From: Chris
Date: Sat, 14 Mar 2015 19:46:15 +0000 (-0400)
Subject: exx
X-Git-Url: http://lambda.jimpryor.net/git/gitweb.cgi?p=lambda.git;a=commitdiff_plain;h=73f8e125d9910c93213d357c2779cc743fa22e8b
exx
---
diff --git a/exercises/_assignment6.mdwn b/exercises/_assignment6.mdwn
index 9a3d04c0..2e4f7044 100644
--- a/exercises/_assignment6.mdwn
+++ b/exercises/_assignment6.mdwn
@@ -112,3 +112,38 @@ our scorecard. On the simple-minded view, we would replace it with
`w`. But that's not the right result, because `w` itself has been
mapped onto 2.
+## Monads
+
+Mappables (functors), MapNables (applicatives functors), and Monads
+(composables) are ways of lifting computations from unboxed types into
+boxed types. Here, a "boxed type" is a type function with one missing
+piece, which we can think of as a function from a type to a type.

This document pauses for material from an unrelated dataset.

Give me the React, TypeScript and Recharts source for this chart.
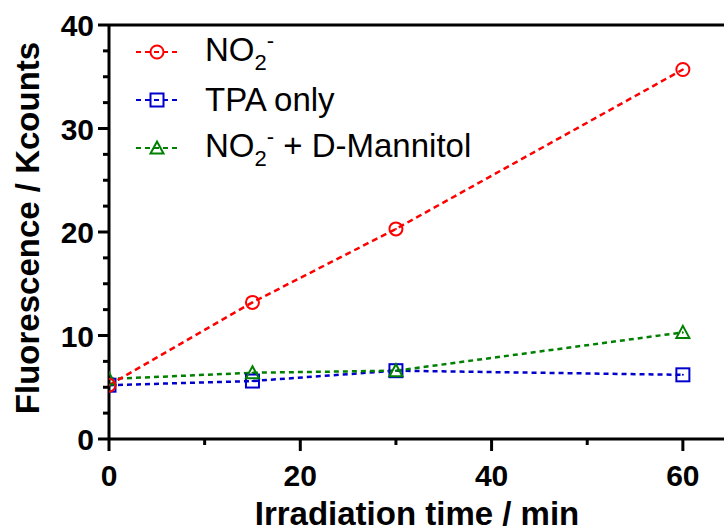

+Call this type function M, and let P, Q, R, and S be variables over types.
+
+Recall that a monad requires a singleton function 1:P-> MP, and a
+composition operator >=>: (P->MQ) -> (Q->MR) -> (R->MS) that obey the
+following laws:
+
+ 1 >=> k = k
+ k >=> 1 = k
+ j >=> (k >=> l) = (j >=> k) >=> l
+
+For instance, the identity monad has the identity function I for 1
+and ordinary function composition (o) for >=>. It is easy to prove
+that the laws hold for any expressions j, k, and l whose types are
+suitable for 1 and >=>:
+
+ 1 >=> k == I o k == \p. I (kp) ~~> \p.kp ~~> k
+ k >=> 1 == k o I == \p. k (Ip) ~~> \p.kp ~~> k
+
+ (j >=> k) >=> l == (\p.j(kp)) o l == \q.(\p.j(kp))(lq) ~~> \q.j(k(lq))
+ j >=> (k >=> l) == j o (k o l) == j o \p.k(lp) == \q.j(\p.k(lp)q) ~~> \q.j(k(lq))
+
+1. On a number of occasions, we've used the Option type to make our
+conceptual world neat and tidy (for instance, think of the discussion
+of Kaplan's Plexy). It turns out that there is a natural monad for
+the Option type. Borrowing the notation of OCaml, let's say that "`'a
+option`" is the type of a boxed `'a`, whatever type `'a` is. Then the
+obvious singleton for the Option monad is \p.Just p. What is the
+composition operator >=> for the Option monad? Show your answer is
+correct by proving that it obeys the monad laws.